Haefele offered two further reasons why concerns about a bubble are "overdone," the first being that valuations are not necessarily indicative of euphoria given the macroeconomic context.

"At 6%, the equity risk premium for global equities is above the average since 1998 of around 4%, indicating that stocks remain attractive relative to bonds," he said.

Equity risk premium is the additional return an investor earns by investing in stocks rather over a risk-free rate. U.S. Federal Reserve Chairman Jerome Powell also made note of this in December.

"If you look at P/Es, they're historically high, but in a world where the risk-free rate is going to be low for a sustained period, the equity premium, which is really the reward you get for taking equity risk, would be what you'd look at," Powell said on Dec. 18. "And that's not at incredibly low levels, which would mean that they're not overpriced in that sense."

Finally, UBS analysts highlighted that based on data since 1960, average one-year returns on the S&P 500 have been 11.7% following an all-time high, versus 11.3% when markets are below high points.

"Data over the same period indicates that valuations are a poor short-term timing tool for investors, with little correlation between the S&P 500 P/E and subsequent one-year returns," Haefele's team said in the note.

Rising yields favor rotation

UBS recommended diversifying away from expensive portions of the market such as U.S. growth and large-cap stocks and toward small- and mid-caps, the U.K. market, and select consumer discretionary, financial and energy stocks.

This rotation looked to be playing out around the world on Wednesday, with bond yields rising and cyclical value sectors rallying on the back of a growing likelihood that Democrats will control the U.S. Senate.
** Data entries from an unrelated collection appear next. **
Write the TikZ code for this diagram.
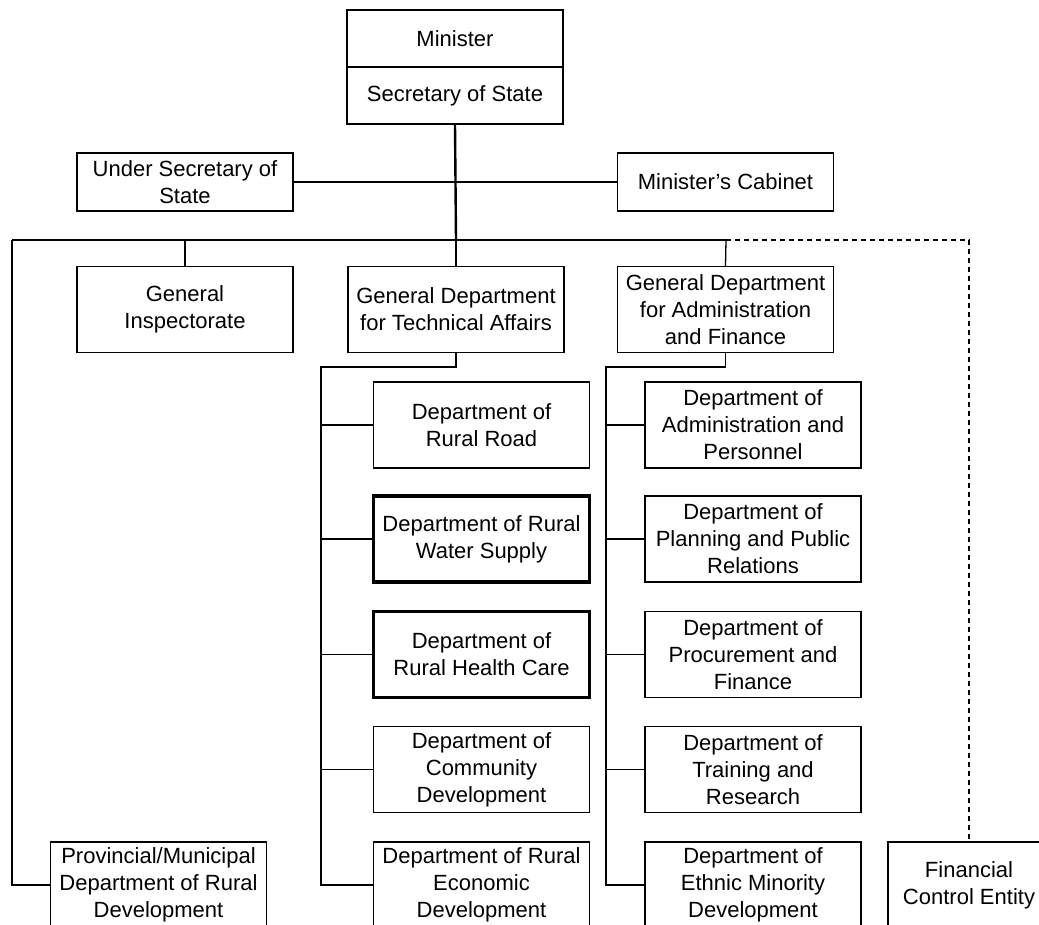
\documentclass[tikz,border=0pt]{standalone}
\usepackage{fontspec}
\setmainfont{Liberation Sans}
\begin{document}
\begin{tikzpicture}[x=1pt,y=-1pt,
  box/.style={draw, line width=1.4pt, minimum width=216pt, minimum height=86pt,
    inner sep=0pt, align=center, font=\fontsize{22}{27}\selectfont},
  topbox/.style={box, minimum height=57pt},
  sidebox/.style={box, minimum height=58pt},
  keybox/.style={box, line width=3.2pt},
  conn/.style={line width=1.3pt},
  trunk/.style={line width=2.4pt},
  dashconn/.style={line width=1.3pt, dash pattern=on 5pt off 4pt}]
\useasboundingbox (0,0) rectangle (1039,925);
\clip (0,0) rectangle (1039,925);

% top of the ministry
\node[topbox] (minister) at (455,38.5) {Minister};
\node[topbox] (secretary) at (455,95.5) {Secretary of State};
\node[sidebox] (under) at (185,182) {Under Secretary of\\State};
\node[sidebox] (cabinet) at (725.5,182) {Minister's Cabinet};

% general departments
\node[box] (insp) at (185,309.5) {General\\Inspectorate};
\node[box] (gdtech) at (456,309.5) {General Department\\for Technical Affairs};
\node[box] (gdadmin) at (725.5,309.5) {General Department\\for Administration\\and Finance};

% technical departments
\node[box] (road) at (481.5,425) {Department of\\Rural Road};
\node[keybox] (water) at (481.5,539) {Department of Rural\\Water Supply};
\node[keybox] (health) at (481.5,654.5) {Department of\\Rural Health Care};
\node[box] (community) at (481.5,769.5) {Department of\\Community\\Development};
\node[box] (economic) at (481.5,885) {Department of Rural\\Economic\\Development};

% administrative departments
\node[box] (personnel) at (753,425) {Department of\\Administration and\\Personnel};
\node[box] (planning) at (753,539) {Department of\\Planning and Public\\Relations};
\node[box] (procure) at (753,654.5) {Department of\\Procurement and\\Finance};
\node[box] (training) at (753,769.5) {Department of\\Training and\\Research};
\node[box] (ethnic) at (753,885) {Department of\\Ethnic Minority\\Development};

% provincial level and financial control
\node[box] (province) at (158.5,885) {Provincial/Municipal\\Department of Rural\\Development};
\node[box, minimum width=162pt] (finance) at (969,885) {Financial\\Control Entity};

% bus coordinates
\coordinate (hub) at (456,240);
\coordinate (busL) at (12,240);
\coordinate (busR) at (726,240);
\coordinate (busD) at (969,240);
\coordinate (mid) at (456,182);
\coordinate (techTop) at (321,367);
\coordinate (admTop) at (606,367);

% connectors
\draw[trunk] (secretary.south) -- (hub);
\draw[conn] (under.east) -- (mid) -- (cabinet.west);
\draw[conn] (busL) -- (busR);
\draw[dashconn] (busR) -- (busD) -- (finance.north);
\draw[conn] (insp.north) |- (busL);
\draw[conn] (hub) -- (gdtech.north);
\draw[conn] (busR) -- (gdadmin.north);
\draw[conn] (busL) |- (province.west);

\draw[conn] (gdtech.south) |- (techTop) |- (economic.west);
\foreach \n in {road,water,health,community}
  \draw[conn] (techTop |- \n.west) -- (\n.west);

\draw[conn] (gdadmin.south) |- (admTop) |- (ethnic.west);
\foreach \n in {personnel,planning,procure,training}
  \draw[conn] (admTop |- \n.west) -- (\n.west);
\end{tikzpicture}
\end{document}
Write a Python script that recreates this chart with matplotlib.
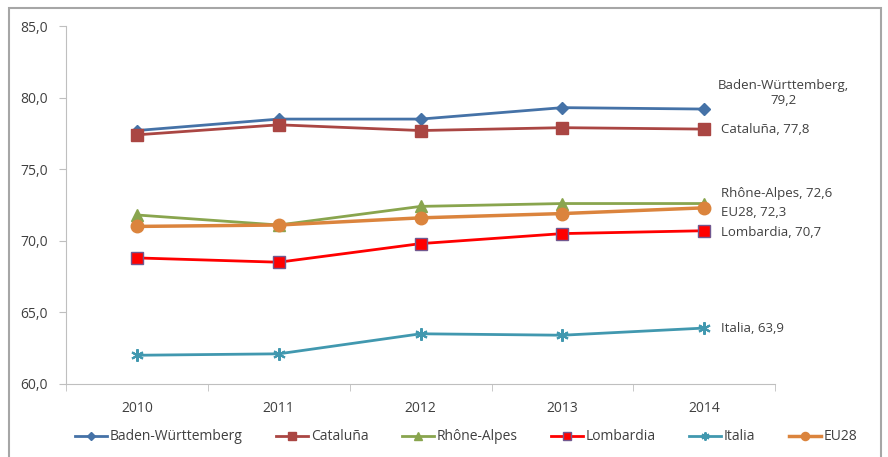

Speaking to CNBC's "Squawk Box Europe" on Wednesday, JPMorgan Asset Management global market strategist Mike Bell said rising yields would benefit financials over some of the big tech names that have benefited from falling interest rates.

Bell also suggested that a fall in unemployment amid the recovery and pent-up savings offered further upside for equities more broadly.

"We have seen a huge amount of savings being pent up, about $1.4 trillion in the U.S. of savings that wouldn't normally have taken place, and I think that as the vaccines get rolled out, that is going to be deployed," he said.

"The other thing is that as profits pick up, that tends to lead to a pickup in business investment and all of that, I think is going to stoke earnings and equities growth over the next year."